**INFORMATION SUPPLIED:**

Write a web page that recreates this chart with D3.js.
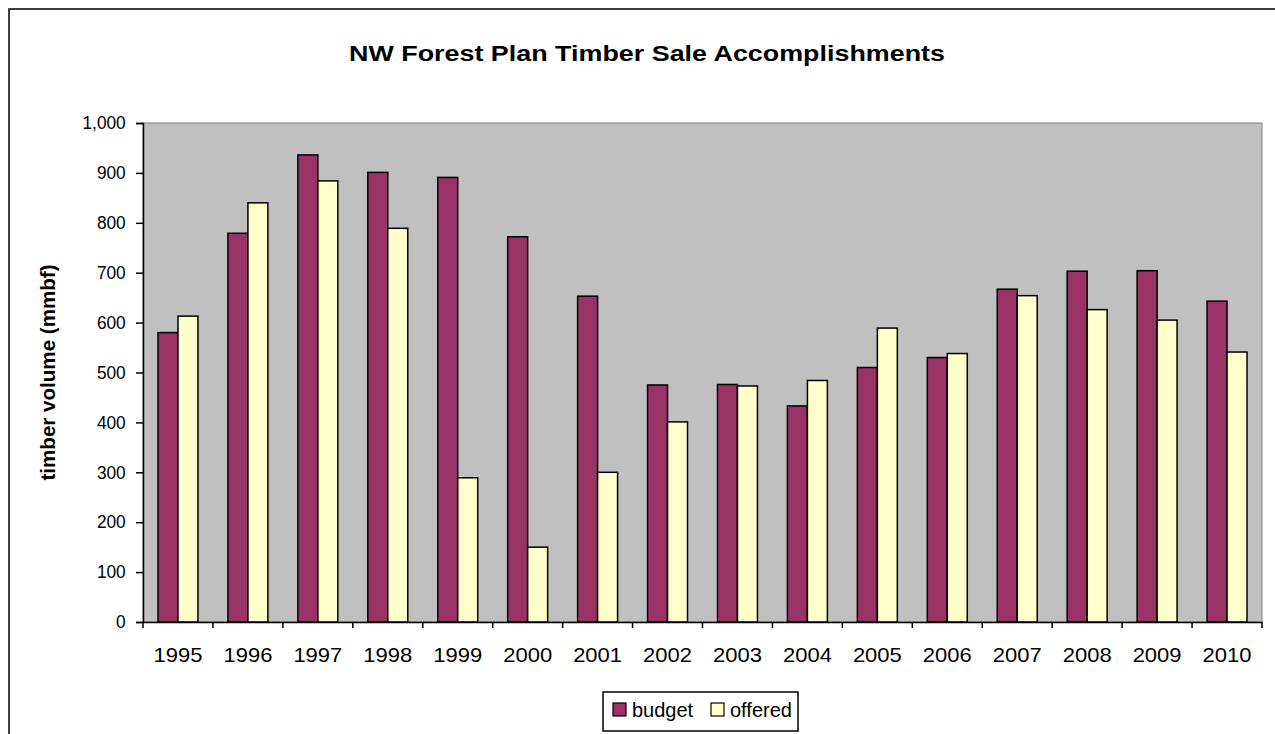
<!DOCTYPE html>
<html>
<head>
<meta charset="utf-8">
<script src="https://cdn.jsdelivr.net/npm/d3@7"></script>
<style>
  html, body { margin: 0; padding: 0; background: #fff; }
  svg { display: block; font-family: "Liberation Sans", Arial, sans-serif; }
</style>
</head>
<body>
<svg id="chart" width="1275" height="734"></svg>
<script>
const years = ["1995","1996","1997","1998","1999","2000","2001","2002","2003","2004","2005","2006","2007","2008","2009","2010"];
const budget = [580, 779, 936, 901, 891, 772, 653, 475, 476, 433, 510, 530, 667, 703, 704, 643];
const offered = [613, 840, 884, 789, 289, 150, 300, 401, 473, 484, 589, 538, 654, 626, 605, 541];
const seriesNames = ["budget", "offered"];
const seriesColors = ["#993366", "#FFFFCC"];
const yTicks = [0, 100, 200, 300, 400, 500, 600, 700, 800, 900, 1000];

(function () {
const FONT = "'Liberation Sans', Arial, sans-serif";
const svg = d3.select("#chart");

// outer chart frame (extends beyond viewport on right/bottom)
svg.append("rect").attr("x", 9).attr("y", 9).attr("width", 1300).attr("height", 800)
  .attr("fill", "#fff").attr("stroke", "#000").attr("stroke-width", 1.5);

const pL = 143, pR = 1262, pT = 123, pB = 622;

const x = d3.scaleBand().domain(years).range([pL, pR]).paddingInner(0).paddingOuter(0);
const y = d3.scaleLinear().domain([0, 1000]).range([pB, pT]);
const inner = d3.scaleBand().domain(seriesNames).range([0, x.bandwidth()]).paddingInner(0).paddingOuter(0.75);

// plot area
svg.append("rect").attr("x", pL).attr("y", pT).attr("width", pR - pL).attr("height", pB - pT)
  .attr("fill", "#C0C0C0").attr("stroke", "#808080").attr("stroke-width", 1);

// bars
const data = years.map((yr, i) => ({ yr, vals: [budget[i], offered[i]] }));
const groups = svg.append("g").selectAll("g").data(data).join("g")
  .attr("transform", d => `translate(${x(d.yr)},0)`);
groups.selectAll("rect").data(d => d.vals.map((v, j) => ({ v, s: seriesNames[j], c: seriesColors[j] })))
  .join("rect")
  .attr("x", d => inner(d.s))
  .attr("width", inner.bandwidth())
  .attr("y", d => y(d.v))
  .attr("height", d => pB - y(d.v))
  .attr("fill", d => d.c)
  .attr("stroke", "#000").attr("stroke-width", 1.5);

// y axis
const yAxis = svg.append("g").attr("transform", `translate(${pL},0)`)
  .call(d3.axisLeft(y).tickValues(yTicks).tickSize(7).tickPadding(11).tickFormat(d3.format(",")));
yAxis.select(".domain").attr("stroke", "#000").attr("stroke-width", 1.5);
yAxis.selectAll(".tick line").attr("stroke", "#000").attr("stroke-width", 1.5);
yAxis.selectAll("text").attr("font-size", 18).attr("fill", "#000")
  .attr("font-family", FONT).attr("transform", "scale(0.96,1)");

// x axis
const xAxis = svg.append("g").attr("transform", `translate(0,${pB})`)
  .call(d3.axisBottom(x).tickSize(0).tickPadding(26));
xAxis.select(".domain").attr("stroke", "#000").attr("stroke-width", 1.5);
xAxis.selectAll("text").attr("font-size", 20).attr("fill", "#000")
  .attr("font-family", FONT).attr("transform", "scale(1.1,1)");
// category boundary ticks
const bounds = years.map(d => x(d)).concat([pR]);
svg.append("g").selectAll("line").data(bounds).join("line")
  .attr("x1", d => d).attr("x2", d => d).attr("y1", pB).attr("y2", pB + 6)
  .attr("stroke", "#000").attr("stroke-width", 1.5);

// title
svg.append("text").attr("x", 647).attr("y", 61).attr("text-anchor", "middle")
  .attr("font-size", 22).attr("font-weight", "bold")
  .attr("textLength", 596).attr("lengthAdjust", "spacingAndGlyphs")
  .text("NW Forest Plan Timber Sale Accomplishments");

// y title
svg.append("text").attr("transform", `translate(55,${(pT + pB) / 2}) rotate(-90)`)
  .attr("text-anchor", "middle").attr("font-size", 20).attr("font-weight", "bold")
  .attr("textLength", 216).attr("lengthAdjust", "spacingAndGlyphs")
  .text("timber volume (mmbf)");

// legend
const lg = svg.append("g");
lg.append("rect").attr("x", 603).attr("y", 692).attr("width", 195).attr("height", 39)
  .attr("fill", "#fff").attr("stroke", "#000").attr("stroke-width", 1.5);
const legendX = [613, 711];
seriesNames.forEach((s, i) => {
  lg.append("rect").attr("x", legendX[i]).attr("y", 703).attr("width", 13).attr("height", 13)
    .attr("fill", seriesColors[i]).attr("stroke", "#000").attr("stroke-width", 1.2);
  lg.append("text").attr("x", legendX[i] + 19).attr("y", 717).attr("font-size", 20).text(s);
});
})();
</script>
</body>
</html>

**DIRECTIONS FOR THIS TASK:** Return the material word for word. Pictures are not part of the copy.

**EXERCISE SOLUTION:**
Write a web page that recreates this chart with D3.js.
<!DOCTYPE html>
<html>
<head>
<meta charset="utf-8">
<script src="https://cdn.jsdelivr.net/npm/d3@7"></script>
<style>
  html, body { margin: 0; padding: 0; background: #fff; }
  svg { display: block; font-family: "Liberation Sans", Arial, sans-serif; }
</style>
</head>
<body>
<svg id="chart" width="1275" height="734"></svg>
<script>
const years = ["1995","1996","1997","1998","1999","2000","2001","2002","2003","2004","2005","2006","2007","2008","2009","2010"];
const budget = [580, 779, 936, 901, 891, 772, 653, 475, 476, 433, 510, 530, 667, 703, 704, 643];
const offered = [613, 840, 884, 789, 289, 150, 300, 401, 473, 484, 589, 538, 654, 626, 605, 541];
const seriesNames = ["budget", "offered"];
const seriesColors = ["#993366", "#FFFFCC"];
const yTicks = [0, 100, 200, 300, 400, 500, 600, 700, 800, 900, 1000];

(function () {
const FONT = "'Liberation Sans', Arial, sans-serif";
const svg = d3.select("#chart");

// outer chart frame (extends beyond viewport on right/bottom)
svg.append("rect").attr("x", 9).attr("y", 9).attr("width", 1300).attr("height", 800)
  .attr("fill", "#fff").attr("stroke", "#000").attr("stroke-width", 1.5);

const pL = 143, pR = 1262, pT = 123, pB = 622;

const x = d3.scaleBand().domain(years).range([pL, pR]).paddingInner(0).paddingOuter(0);
const y = d3.scaleLinear().domain([0, 1000]).range([pB, pT]);
const inner = d3.scaleBand().domain(seriesNames).range([0, x.bandwidth()]).paddingInner(0).paddingOuter(0.75);

// plot area
svg.append("rect").attr("x", pL).attr("y", pT).attr("width", pR - pL).attr("height", pB - pT)
  .attr("fill", "#C0C0C0").attr("stroke", "#808080").attr("stroke-width", 1);

// bars
const data = years.map((yr, i) => ({ yr, vals: [budget[i], offered[i]] }));
const groups = svg.append("g").selectAll("g").data(data).join("g")
  .attr("transform", d => `translate(${x(d.yr)},0)`);
groups.selectAll("rect").data(d => d.vals.map((v, j) => ({ v, s: seriesNames[j], c: seriesColors[j] })))
  .join("rect")
  .attr("x", d => inner(d.s))
  .attr("width", inner.bandwidth())
  .attr("y", d => y(d.v))
  .attr("height", d => pB - y(d.v))
  .attr("fill", d => d.c)
  .attr("stroke", "#000").attr("stroke-width", 1.5);

// y axis
const yAxis = svg.append("g").attr("transform", `translate(${pL},0)`)
  .call(d3.axisLeft(y).tickValues(yTicks).tickSize(7).tickPadding(11).tickFormat(d3.format(",")));
yAxis.select(".domain").attr("stroke", "#000").attr("stroke-width", 1.5);
yAxis.selectAll(".tick line").attr("stroke", "#000").attr("stroke-width", 1.5);
yAxis.selectAll("text").attr("font-size", 18).attr("fill", "#000")
  .attr("font-family", FONT).attr("transform", "scale(0.96,1)");

// x axis
const xAxis = svg.append("g").attr("transform", `translate(0,${pB})`)
  .call(d3.axisBottom(x).tickSize(0).tickPadding(26));
xAxis.select(".domain").attr("stroke", "#000").attr("stroke-width", 1.5);
xAxis.selectAll("text").attr("font-size", 20).attr("fill", "#000")
  .attr("font-family", FONT).attr("transform", "scale(1.1,1)");
// category boundary ticks
const bounds = years.map(d => x(d)).concat([pR]);
svg.append("g").selectAll("line").data(bounds).join("line")
  .attr("x1", d => d).attr("x2", d => d).attr("y1", pB).attr("y2", pB + 6)
  .attr("stroke", "#000").attr("stroke-width", 1.5);

// title
svg.append("text").attr("x", 647).attr("y", 61).attr("text-anchor", "middle")
  .attr("font-size", 22).attr("font-weight", "bold")
  .attr("textLength", 596).attr("lengthAdjust", "spacingAndGlyphs")
  .text("NW Forest Plan Timber Sale Accomplishments");

// y title
svg.append("text").attr("transform", `translate(55,${(pT + pB) / 2}) rotate(-90)`)
  .attr("text-anchor", "middle").attr("font-size", 20).attr("font-weight", "bold")
  .attr("textLength", 216).attr("lengthAdjust", "spacingAndGlyphs")
  .text("timber volume (mmbf)");

// legend
const lg = svg.append("g");
lg.append("rect").attr("x", 603).attr("y", 692).attr("width", 195).attr("height", 39)
  .attr("fill", "#fff").attr("stroke", "#000").attr("stroke-width", 1.5);
const legendX = [613, 711];
seriesNames.forEach((s, i) => {
  lg.append("rect").attr("x", legendX[i]).attr("y", 703).attr("width", 13).attr("height", 13)
    .attr("fill", seriesColors[i]).attr("stroke", "#000").attr("stroke-width", 1.2);
  lg.append("text").attr("x", legendX[i] + 19).attr("y", 717).attr("font-size", 20).text(s);
});
})();
</script>
</body>
</html>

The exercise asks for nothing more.